» **Data provided**
####

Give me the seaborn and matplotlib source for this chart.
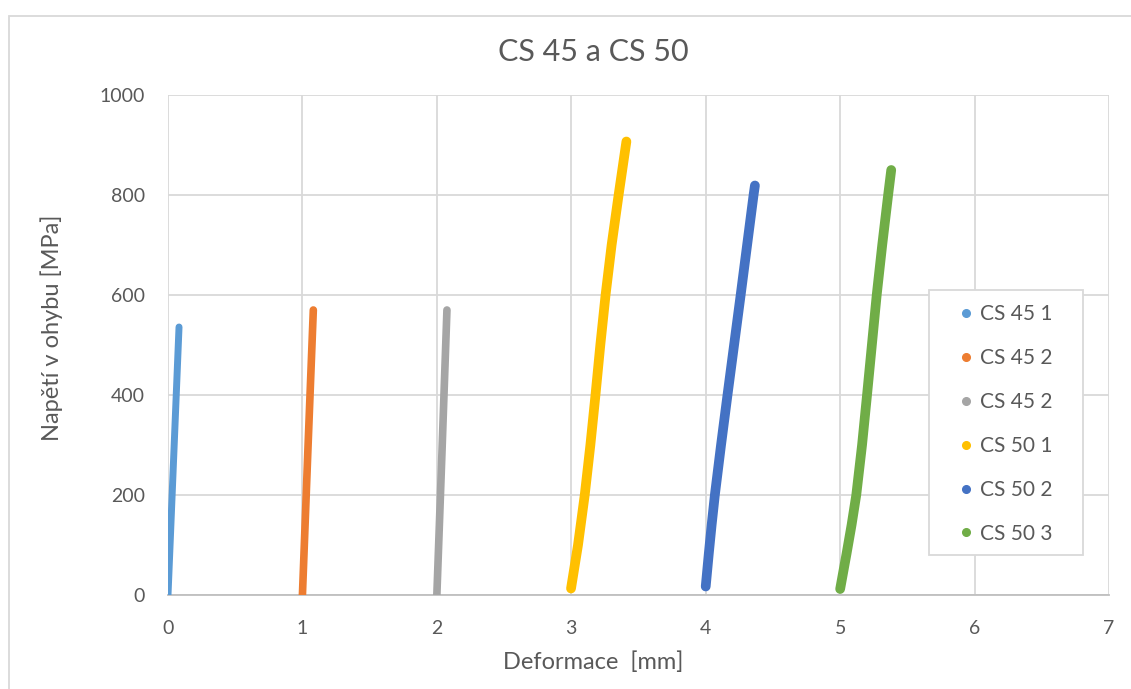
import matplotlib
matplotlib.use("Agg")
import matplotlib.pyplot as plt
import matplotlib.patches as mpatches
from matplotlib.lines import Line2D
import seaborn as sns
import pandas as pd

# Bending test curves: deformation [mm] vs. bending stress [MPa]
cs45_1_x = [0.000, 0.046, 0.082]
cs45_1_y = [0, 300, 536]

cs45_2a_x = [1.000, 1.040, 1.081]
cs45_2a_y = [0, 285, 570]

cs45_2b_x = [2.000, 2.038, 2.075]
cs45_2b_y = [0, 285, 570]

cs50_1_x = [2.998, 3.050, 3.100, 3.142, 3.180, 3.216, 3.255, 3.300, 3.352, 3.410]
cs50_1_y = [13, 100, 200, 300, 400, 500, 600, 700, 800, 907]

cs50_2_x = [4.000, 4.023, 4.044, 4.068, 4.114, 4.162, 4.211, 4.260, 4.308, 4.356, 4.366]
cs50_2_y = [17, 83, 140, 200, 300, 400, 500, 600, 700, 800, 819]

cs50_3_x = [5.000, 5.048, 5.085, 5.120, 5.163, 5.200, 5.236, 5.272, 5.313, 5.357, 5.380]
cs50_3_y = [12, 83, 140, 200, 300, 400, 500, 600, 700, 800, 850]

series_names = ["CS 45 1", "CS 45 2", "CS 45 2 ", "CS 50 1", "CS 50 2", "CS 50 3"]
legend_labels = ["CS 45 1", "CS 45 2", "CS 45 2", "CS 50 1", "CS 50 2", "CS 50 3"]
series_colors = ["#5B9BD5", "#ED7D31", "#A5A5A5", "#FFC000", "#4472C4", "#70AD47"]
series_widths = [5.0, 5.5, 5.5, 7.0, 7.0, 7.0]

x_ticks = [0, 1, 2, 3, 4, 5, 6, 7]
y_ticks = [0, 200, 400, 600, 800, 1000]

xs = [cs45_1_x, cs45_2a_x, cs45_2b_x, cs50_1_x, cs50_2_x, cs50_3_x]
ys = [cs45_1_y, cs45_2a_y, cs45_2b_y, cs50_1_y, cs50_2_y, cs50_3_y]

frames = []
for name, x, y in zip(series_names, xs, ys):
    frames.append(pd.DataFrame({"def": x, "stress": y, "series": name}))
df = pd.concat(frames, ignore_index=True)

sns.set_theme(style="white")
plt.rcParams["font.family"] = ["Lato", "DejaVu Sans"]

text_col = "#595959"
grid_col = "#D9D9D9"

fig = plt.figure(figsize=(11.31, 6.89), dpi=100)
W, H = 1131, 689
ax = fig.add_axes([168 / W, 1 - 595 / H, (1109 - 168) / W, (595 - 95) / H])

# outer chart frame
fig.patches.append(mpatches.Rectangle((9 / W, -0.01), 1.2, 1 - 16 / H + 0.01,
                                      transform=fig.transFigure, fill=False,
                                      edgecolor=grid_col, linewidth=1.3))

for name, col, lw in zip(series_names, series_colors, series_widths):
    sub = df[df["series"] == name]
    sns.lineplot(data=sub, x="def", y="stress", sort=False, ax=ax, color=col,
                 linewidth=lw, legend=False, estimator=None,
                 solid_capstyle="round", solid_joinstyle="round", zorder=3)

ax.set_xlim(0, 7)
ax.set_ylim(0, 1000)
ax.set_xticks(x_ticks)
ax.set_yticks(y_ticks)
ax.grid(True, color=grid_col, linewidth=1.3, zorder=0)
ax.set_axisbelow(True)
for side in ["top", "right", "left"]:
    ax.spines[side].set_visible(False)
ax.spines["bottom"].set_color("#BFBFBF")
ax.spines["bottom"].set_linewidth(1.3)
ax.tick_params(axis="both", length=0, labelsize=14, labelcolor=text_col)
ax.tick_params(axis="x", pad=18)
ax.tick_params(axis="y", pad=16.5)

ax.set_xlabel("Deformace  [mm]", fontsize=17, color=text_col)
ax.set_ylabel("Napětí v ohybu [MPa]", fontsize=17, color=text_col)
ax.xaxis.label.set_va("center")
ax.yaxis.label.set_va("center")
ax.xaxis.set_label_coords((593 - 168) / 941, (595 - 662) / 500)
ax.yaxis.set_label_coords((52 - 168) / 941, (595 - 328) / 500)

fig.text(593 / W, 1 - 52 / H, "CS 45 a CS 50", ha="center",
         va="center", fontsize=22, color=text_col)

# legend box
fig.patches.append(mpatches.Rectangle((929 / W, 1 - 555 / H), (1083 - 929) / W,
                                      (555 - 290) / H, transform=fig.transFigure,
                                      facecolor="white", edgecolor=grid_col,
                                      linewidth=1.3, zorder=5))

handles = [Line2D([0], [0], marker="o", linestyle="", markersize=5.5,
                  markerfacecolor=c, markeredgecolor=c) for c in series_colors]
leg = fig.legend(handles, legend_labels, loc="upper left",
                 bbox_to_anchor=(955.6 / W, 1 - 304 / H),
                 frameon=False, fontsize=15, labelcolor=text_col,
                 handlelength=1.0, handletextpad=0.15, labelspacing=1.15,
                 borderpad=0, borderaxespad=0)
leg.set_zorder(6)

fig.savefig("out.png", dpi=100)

####

Repeat the lines of the listing above verbatim, beginning at its first line and ending at the line containing "700, 800, 850]", which is included. Omit pictures.

» **The solution**
Give me the seaborn and matplotlib source for this chart.
import matplotlib
matplotlib.use("Agg")
import matplotlib.pyplot as plt
import matplotlib.patches as mpatches
from matplotlib.lines import Line2D
import seaborn as sns
import pandas as pd

# Bending test curves: deformation [mm] vs. bending stress [MPa]
cs45_1_x = [0.000, 0.046, 0.082]
cs45_1_y = [0, 300, 536]

cs45_2a_x = [1.000, 1.040, 1.081]
cs45_2a_y = [0, 285, 570]

cs45_2b_x = [2.000, 2.038, 2.075]
cs45_2b_y = [0, 285, 570]

cs50_1_x = [2.998, 3.050, 3.100, 3.142, 3.180, 3.216, 3.255, 3.300, 3.352, 3.410]
cs50_1_y = [13, 100, 200, 300, 400, 500, 600, 700, 800, 907]

cs50_2_x = [4.000, 4.023, 4.044, 4.068, 4.114, 4.162, 4.211, 4.260, 4.308, 4.356, 4.366]
cs50_2_y = [17, 83, 140, 200, 300, 400, 500, 600, 700, 800, 819]

cs50_3_x = [5.000, 5.048, 5.085, 5.120, 5.163, 5.200, 5.236, 5.272, 5.313, 5.357, 5.380]
cs50_3_y = [12, 83, 140, 200, 300, 400, 500, 600, 700, 800, 850]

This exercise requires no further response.